Tras el inicio de las discusiones del pleno de la Convención Constituyente, las reacciones sobre algunos errores o defectos en las propuestas de norma no se dejaron esperar. Editoriales, comentaristas, gremios empresariales y algunos ‘intelectuales públicos’ han considerado —al parecer con pleno desconocimiento de las reglas de procedimiento que rigen la Convención— que esas fórmulas son escandalosas, que condenarán al país a la ruina y a un Estado fallido.
El problema de reacciones de ese tipo es que en nada contribuyen a objetar las malas ideas.

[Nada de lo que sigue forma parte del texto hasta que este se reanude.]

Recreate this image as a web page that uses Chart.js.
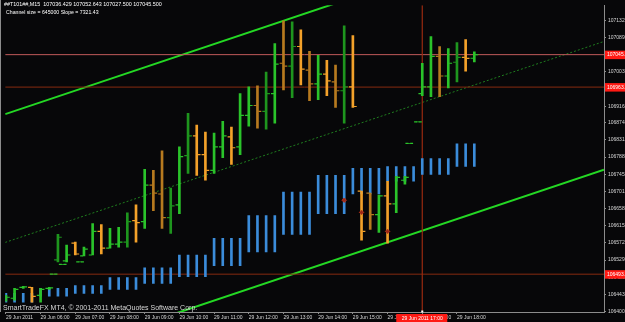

Si todo es un escándalo, si la simple idea de discutir un aspecto estructural de las inercias clásicas de nuestra política pública es perjudicial, entonces esos disidentes terminan siendo una caricatura de sí mismos.

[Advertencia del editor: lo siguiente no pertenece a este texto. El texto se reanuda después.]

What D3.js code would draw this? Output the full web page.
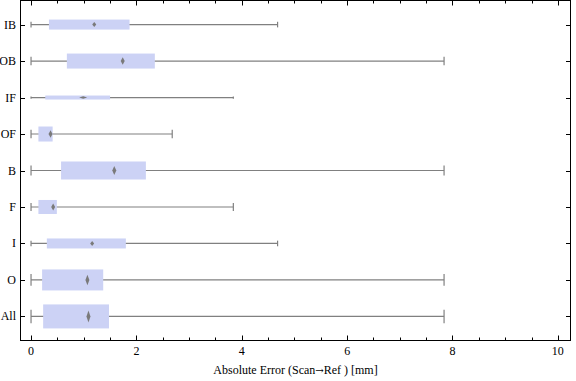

Dado el momento en el que nos encontramos, necesitamos contrastar los legítimos puntos de vista de un modo leal. Es lo que sucede precisamente con tratar de comprender por qué llegamos a una propuesta tan radical de «estado regional». La razón, en mi opinión, se encuentra en procesos de descentralización incompletos que sólo han acumulado frustraciones desde los inicios de la República.
Los textos constitucionales de 1811 a 1828 dan cuenta de la disputa sobre como articular el poder de las provincias. La Constitución de 1833 decidió optar por el ‘orden’ y, a través de la ley de régimen interior de 1844, estableció una ‘verdadera cañería del autoritarismo’. La Constitución de 1925 prometió descentralizar el poder con la creación de las asambleas provinciales, pero la ley que permitía su funcionamiento nunca se dictó. Tras el retorno a la democracia, la promesa de descentralización efectiva nuevamente se consagró. En 1991 se crearon los gobiernos regionales como entidades constitucionales con personalidad jurídica, pero una vez mas la pretensión descentralizadora quedó condicionada por la inercia de un pasado que impidió ejecutar el propósito de esa reforma.
El último intento fue una ley de 2018 que buscó dar cumplimiento a la norma constitucional que permitía la transferencia de competencias desde el nivel central. Sin embargo, el Congreso fue extremadamente cauto y dejó que la decisión de esas transferencias quedara en manos del Presidente hasta el 10 de marzo de 2022, sin posibilidad de que las regiones demandaran algunas de estas en ese período.
La propuesta de estado regional adolece de graves defectos que deben ser corregidos, pero asumir que esta es resultado de un impulso refundacional es errado. Aquella objeción omite, con un facilismo que asombra, que su contenido expresa la persistente frustración de procesos de descentralización incompletos, que hoy, de un modo torpe quizá, ven en la Convención la única oportunidad de cumplir con esa vieja promesa.